A well-known example of this last category is the Perry Preschool Program study, which provided a group of low-income children in Michigan with high-quality preschool and then tracked their outcomes over time. A boost in IQ for Perry students compared to their peers faded out, but later, researchers found that Perry students had an increase in lifetime earnings compared to non-Perry students.

The emergence of long-term effects highlights another point: There are often benefits to educational interventions that can’t be captured by test scores.

“A critical perspective that we often overlook when trying to evaluate the efficacy of a program or initiative is [that] we don’t step back and try to think about what the primary goal of the program is, and what it is designed to do,” Matthew Kraft, an associate professor of education and economics at Brown University, said in an interview with Education Week.

Test scores are a readily available data point, and as such are often used to evaluate outcomes. But that’s not always the best approach, Kraft said. The effectiveness of a mentoring program, for example, might be better measured by looking at student behavior, persistence, or engagement with the juvenile justice system.

“There are a whole lot of ways that schools have a meaningful impact on students’ lives,” Kraft said.

Interventions with persistent effects may share some key characteristics

Given this variation, how can education leaders know which interventions are likely to fade out, and which might have staying power? Bailey, Yeager, and their colleagues suggest that interventions with persistent effects target skills that meet three criteria:

  1. These skills are malleable, meaning it’s possible for interventions to help students improve on them in the first place;
  2. They’re fundamental—they serve as building blocks for other skills;
  3. And the skills wouldn’t have developed if not for the intervention.

Early reading intervention is one example cited in the paper. Foundational reading skills like phonemic awareness and phonics are malleable—students can improve with explicit instruction. They’re also fundamental, because being able to decode the words on the page is a prerequisite to all reading.

For many students, the regular teaching they get on these skills will be enough to master them. But for students who struggle, the intervention gives them an opportunity to develop these skills that they might not get in a whole class setting.

Other interventions can be effective, too, even if they don’t share these characteristics—as long as they’re deployed at the right time.

Bailey and colleagues write that there are some “gateways” in the education system that decide students’ long-term trajectories—whether they graduate high school, for instance, or enroll in college. Those are smart places to time interventions, they say.

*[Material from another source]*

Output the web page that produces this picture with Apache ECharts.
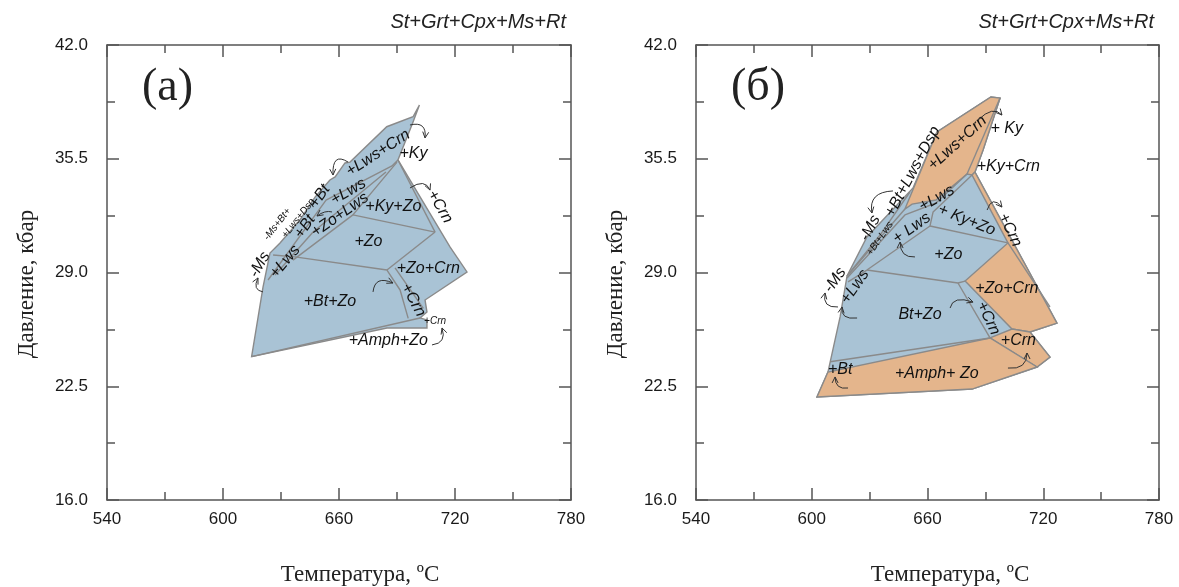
<!DOCTYPE html>
<html lang="ru">
<head>
<meta charset="UTF-8">
<title>St+Grt+Cpx+Ms+Rt</title>
<script src="https://cdn.jsdelivr.net/npm/echarts@6/dist/echarts.min.js"></script>
<style>
    html, body { margin: 0; padding: 0; background: #fff; }
    #chart { width: 1179px; height: 587px; }
</style>
</head>
<body>
<div id="chart"></div>
<script>
    // оси: T, °C и P, кбар
    var tempRange = [540, 780];
    var pressRange = [16.0, 42.0];

    // ---------- (а) ----------
    var outlineA = [
        [614.8, 24.19], [620.7, 28.17], [624.3, 30.11], [629.5, 30.69], [639.8, 32.0], [647.6, 33.31],
        [655.3, 34.29], [658.0, 34.46], [663.1, 35.26], [665.7, 35.31], [684.7, 37.33], [698.3, 37.9],
        [701.6, 38.57], [698.3, 37.6], [690.5, 35.43], [717.4, 30.46], [726.2, 29.03], [704.5, 27.43],
        [705.5, 26.74], [701.9, 26.4], [705.5, 26.29], [705.5, 25.83], [684.8, 25.83]
    ];
    var bordersA = [
        [[625.9, 30.0], [637.2, 29.89], [684.8, 29.14]],
        [[684.8, 29.14], [709.7, 31.31]],
        [[684.8, 29.14], [691.6, 28.0], [695.8, 26.38]],
        [[689.0, 29.26], [703.6, 26.95]],
        [[614.8, 24.19], [701.9, 26.4]],
        [[667.2, 32.29], [709.7, 31.31]],
        [[636.2, 29.71], [667.2, 32.29], [690.0, 35.31]],
        [[690.5, 35.43], [709.7, 31.31]],
        [[623.3, 28.57], [653.3, 33.14], [687.4, 35.09], [690.5, 35.43]],
        [[626.9, 28.86], [646.6, 31.31], [684.3, 34.74]]
    ];
    var namesA = ['+Lws+Crn', '+Ky', '+Crn', '+Lws', '+Ky+Zo', '+Zo+Lws', '+Bt', '+Bt', '-Ms+Bt+', '+Lws+Dsp',
        '-Ms', '+Lws', '+Zo', '+Zo+Crn', '+Bt+Zo', '+Crn', '+Crn', '+Amph+Zo'];
    var namePosA = [
        [680.2, 35.83], [698.5, 35.81], [712.2, 32.76], [664.8, 33.62], [688.1, 32.76], [660.5, 32.29],
        [650.0, 33.35], [642.4, 31.62], [628.1, 31.77], [639.0, 32.1], [619.0, 29.45], [632.1, 29.62],
        [675.2, 30.76], [706.2, 29.24], [655.3, 27.33], [698.4, 27.43], [709.7, 26.19], [685.5, 25.14]
    ];
    var nameStyleA = [
        [33, 16], [0, 16], [-60, 16], [30, 16], [0, 16], [35, 16], [55, 16], [55, 16], [52, 10], [52, 10],
        [60, 16], [50, 16], [0, 16], [0, 16], [0, 16], [-62, 16], [0, 10], [0, 16]
    ];
    var arrowsA = [
        [696.7, 37.43, 705.5, 37.66, 704.5, 36.69],
        [664.7, 35.31, 656.4, 35.89, 656.9, 34.57],
        [696.7, 33.83, 704.5, 34.4, 707.1, 33.71],
        [656.4, 32.46, 652.8, 32.57, 648.6, 32.23],
        [677.6, 27.89, 678.6, 28.86, 687.9, 28.4],
        [708.1, 24.86, 715.9, 24.97, 713.3, 25.83],
        [620.7, 27.89, 615.0, 28.0, 618.1, 28.69]
    ];

    // ---------- (б) ----------
    var outlineB = [
        [602.7, 21.89], [608.4, 23.31], [614.7, 26.46], [618.3, 28.8], [628.6, 31.03], [652.5, 33.83],
        [664.9, 37.03], [692.9, 39.03], [697.6, 38.97], [688.8, 36.0], [684.6, 34.74], [727.1, 26.11],
        [713.1, 25.6], [723.5, 24.17], [716.8, 23.6], [683.1, 22.34]
    ];
    var lwsCrnB = [[648.3, 32.63], [664.9, 37.03], [692.9, 39.03], [697.6, 38.97], [688.8, 36.0], [684.6, 34.74],
        [683.1, 34.57], [680.5, 34.63], [664.4, 33.14], [652.0, 32.91]];
    var kyCrnB = [[683.1, 34.57], [684.6, 34.74], [727.1, 26.11], [713.1, 25.6], [703.8, 25.77], [679.5, 28.51],
        [701.7, 30.69]];
    var crnB = [[692.4, 25.26], [703.8, 25.77], [713.1, 25.6], [723.5, 24.17], [716.8, 23.6]];
    var amphB = [[602.7, 21.89], [608.4, 23.31], [692.4, 25.26], [716.8, 23.6], [683.1, 22.34]];
    var bordersB = [
        [[697.6, 38.97], [680.5, 34.63]],
        [[628.6, 29.14], [675.8, 28.4]],
        [[675.8, 28.4], [692.4, 25.26]],
        [[675.8, 28.4], [679.5, 28.51]],
        [[661.3, 31.66], [701.7, 30.69]],
        [[701.7, 30.69], [723.5, 27.03]],
        [[609.5, 23.9], [692.4, 25.26]],
        [[618.8, 28.46], [628.6, 29.14], [661.3, 31.66], [662.9, 32.46], [683.1, 34.57]],
        [[618.3, 28.69], [648.3, 32.29], [664.4, 32.97], [680.5, 34.63]],
        [[618.3, 28.8], [648.3, 32.63]],
        [[618.3, 28.8], [635.4, 31.14], [650.9, 33.6]]
    ];
    var namesB = ['+Lws+Crn', '+ Ky', '+Ky+Crn', '+Bt+Lws+Dsp', '-Ms', '+Bt+Lws', '+Lws', '+ Lws', '+ Ky+Zo',
        '+Crn', '+Zo', '-Ms', '+Lws', '+Zo+Crn', 'Bt+Zo', '+Crn', '+Crn', '+Bt', '+Amph+ Zo'];
    var namePosB = [
        [675.5, 36.4], [701.1, 37.24], [701.9, 35.05], [652.3, 34.76], [630.2, 31.53], [635.4, 30.95],
        [664.8, 33.24], [651.8, 31.53], [680.3, 32.0], [702.8, 31.43], [670.8, 30.0], [612.1, 28.57],
        [622.4, 28.19], [701.1, 28.1], [656.1, 26.57], [691.5, 26.38], [707.1, 25.1], [614.7, 23.43],
        [664.8, 23.2]
    ];
    var nameStyleB = [
        [42, 16], [0, 16], [0, 16], [62, 16], [62, 16], [55, 10], [30, 16], [35, 16], [-22, 16],
        [-65, 16], [0, 16], [55, 16], [55, 16], [0, 16], [0, 16], [-65, 16], [0, 16], [0, 16], [0, 16]
    ];
    var arrowsB = [
        [686.2, 37.71, 694.0, 38.57, 698.6, 38.0],
        [642.1, 33.66, 629.2, 33.6, 631.2, 32.4],
        [690.9, 32.57, 693.4, 33.43, 698.6, 32.74],
        [653.5, 29.89, 645.8, 29.83, 645.8, 30.74],
        [671.7, 26.97, 673.2, 27.71, 683.6, 27.31],
        [701.7, 23.54, 711.6, 23.43, 711.6, 24.4],
        [618.8, 22.4, 612.1, 22.29, 612.1, 23.03],
        [613.6, 27.03, 605.3, 26.97, 606.9, 27.83],
        [623.5, 26.4, 614.7, 26.29, 615.7, 27.03]
    ];

    var BLUE = '#a9c3d5', ORANGE = '#e4b58c', EDGE = '#8a8a8a', AX = '#555';

    function xAx(grid, top) {
        return {
            type: 'value', gridIndex: grid, position: top ? 'top' : 'bottom',
            min: tempRange[0], max: tempRange[1], interval: 60,
            axisLine: {show: true, onZero: false, lineStyle: {color: AX, width: 1.5}},
            axisTick: {show: true, inside: true, length: 12, lineStyle: {color: AX, width: 1.5}},
            minorTick: {show: true, splitNumber: 2, length: 8, lineStyle: {color: AX, width: 1.5}},
            splitLine: {show: false},
            axisLabel: {show: !top, margin: 11, color: '#1a1a1a', fontSize: 17, fontFamily: 'Liberation Sans'}
        };
    }
    function yAx(grid, right) {
        return {
            type: 'value', gridIndex: grid, position: right ? 'right' : 'left',
            min: pressRange[0], max: pressRange[1], interval: 6.5,
            axisLine: {show: true, onZero: false, lineStyle: {color: AX, width: 1.5}},
            axisTick: {show: true, inside: true, length: 12, lineStyle: {color: AX, width: 1.5}},
            minorTick: {show: true, splitNumber: 2, length: 8, lineStyle: {color: AX, width: 1.5}},
            splitLine: {show: false},
            axisLabel: {
                show: !right, margin: 19, color: '#1a1a1a', fontSize: 17, fontFamily: 'Liberation Sans',
                formatter: function (v) { return v.toFixed(1); }
            }
        };
    }

    function polygon(pts, fill, side) {
        return {
            type: 'custom', xAxisIndex: side, yAxisIndex: side, z: fill === BLUE ? 1 : 2,
            silent: true, clip: false, animation: false,
            data: [pts[0]],
            renderItem: function (params, api) {
                return {
                    type: 'polygon',
                    shape: {points: pts.map(function (p) { return api.coord(p); })},
                    style: {fill: fill, stroke: EDGE, lineWidth: 1.4}
                };
            }
        };
    }
    function borders(list, side) {
        return list.map(function (pts) {
            return {
                type: 'line', xAxisIndex: side, yAxisIndex: side, data: pts, z: 3,
                symbol: 'none', silent: true, animation: false,
                lineStyle: {color: EDGE, width: 1.4}
            };
        });
    }
    function fieldNames(names, pos, sty, side) {
        return {
            type: 'custom', xAxisIndex: side, yAxisIndex: side, z: 5, silent: true, clip: false, animation: false,
            data: pos,
            renderItem: function (params, api) {
                var i = params.dataIndex;
                var c = api.coord([api.value(0), api.value(1)]);
                return {
                    type: 'text', x: c[0], y: c[1], rotation: sty[i][0] * Math.PI / 180,
                    style: {
                        text: names[i], fontSize: sty[i][1], fontStyle: 'italic', fontFamily: 'Liberation Sans',
                        fill: '#111', align: 'center', verticalAlign: 'middle'
                    }
                };
            }
        };
    }
    function arrows(list, side) {
        return {
            type: 'custom', xAxisIndex: side, yAxisIndex: side, z: 5, silent: true, clip: false, animation: false,
            data: list,
            renderItem: function (params, api) {
                var p0 = api.coord([api.value(0), api.value(1)]);
                var pc = api.coord([api.value(2), api.value(3)]);
                var p1 = api.coord([api.value(4), api.value(5)]);
                var dx = p1[0] - pc[0], dy = p1[1] - pc[1];
                var len = Math.sqrt(dx * dx + dy * dy) || 1;
                var ux = dx / len, uy = dy / len, a = 6, w = 3;
                var l = [p1[0] - ux * a - uy * w, p1[1] - uy * a + ux * w];
                var r = [p1[0] - ux * a + uy * w, p1[1] - uy * a - ux * w];
                return {
                    type: 'group', children: [
                        {type: 'bezierCurve', shape: {x1: p0[0], y1: p0[1], cpx1: pc[0], cpy1: pc[1], x2: p1[0], y2: p1[1]},
                            style: {stroke: '#333', fill: 'none', lineWidth: 1}},
                        {type: 'polyline', shape: {points: [l, p1, r]}, style: {stroke: '#333', fill: 'none', lineWidth: 1}}
                    ]
                };
            }
        };
    }

    var titleFont = {fontStyle: 'italic', fontWeight: 'normal', fontSize: 20, fontFamily: 'Liberation Sans', color: '#222'};
    var panelFont = {fontWeight: 'normal', fontSize: 46, fontFamily: 'Liberation Serif', color: '#222'};
    var axisNameFont = '23px "Liberation Serif"';

    var option = {
        backgroundColor: '#fff',
        animation: false,
        title: [
            {text: 'St+Grt+Cpx+Ms+Rt', right: 1179 - 571, top: 7, textStyle: titleFont},
            {text: 'St+Grt+Cpx+Ms+Rt', right: 1179 - 1159, top: 7, textStyle: titleFont},
            {text: '(а)', left: 137, top: 60, textStyle: panelFont},
            {text: '(б)', left: 726, top: 60, textStyle: panelFont}
        ],
        grid: [
            {left: 107, top: 45, width: 464, height: 455},
            {left: 696, top: 45, width: 463, height: 455}
        ],
        xAxis: [xAx(0, false), xAx(1, false), xAx(0, true), xAx(1, true)],
        yAxis: [yAx(0, false), yAx(1, false), yAx(0, true), yAx(1, true)],
        graphic: [
            {type: 'text', x: 27, y: 284, rotation: Math.PI / 2,
                style: {text: 'Давление, кбар', font: axisNameFont, fill: '#222', align: 'center', verticalAlign: 'middle'}},
            {type: 'text', x: 616, y: 284, rotation: Math.PI / 2,
                style: {text: 'Давление, кбар', font: axisNameFont, fill: '#222', align: 'center', verticalAlign: 'middle'}},
            {type: 'text', x: 360, y: 575,
                style: {text: 'Температура, ºC', font: axisNameFont, fill: '#222', align: 'center', verticalAlign: 'middle'}},
            {type: 'text', x: 950, y: 575,
                style: {text: 'Температура, ºC', font: axisNameFont, fill: '#222', align: 'center', verticalAlign: 'middle'}}
        ],
        series: [].concat(
            [polygon(outlineA, BLUE, 0)],
            borders(bordersA, 0),
            [fieldNames(namesA, namePosA, nameStyleA, 0), arrows(arrowsA, 0)],
            [polygon(outlineB, BLUE, 1), polygon(lwsCrnB, ORANGE, 1), polygon(kyCrnB, ORANGE, 1),
                polygon(crnB, ORANGE, 1), polygon(amphB, ORANGE, 1)],
            borders(bordersB, 1),
            [fieldNames(namesB, namePosB, nameStyleB, 1), arrows(arrowsB, 1)]
        )
    };

    var myChart = echarts.init(document.getElementById('chart'));
    myChart.setOption(option);
</script>
</body>
</html>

For example, one pair of studies demonstrated that taking two periods of math courses instead of one had a big effect on 9th grade students’ educational attainment, but none for 6th graders who underwent the same intervention.

One possible reason for this, Bailey and his co-authors write, is that 9th grade algebra is a gateway course—whether students pass it or not can expand or limit their future high school options.

Cost-benefit analyses can support district decisionmaking

Just because an intervention has a big effect doesn’t mean it’s the right one for every circumstance, the researchers write.

“We should always consider those effects relative to the costs,” said Kraft, who authored a 2020 paper on interpreting the policy relevance of different effect sizes. “Sometimes programs that have very modest or even small impacts may actually be very good investments because they are very inexpensive.”

Another consideration for school districts is how easy an intervention is to sustain and scale. Sometimes it’s just hard to find people who can keep an amazing program with big effects going long-term, Kraft said.

Still, he said, cost-benefit analyses shouldn’t drive decisionmaking alone. Sometimes expensive shifts, like hiring more high-quality teachers, are necessary.

“I think we also have to take a values based approach,” Kraft said. “What do we as a society think we should be investing in, and how do we invest in it?”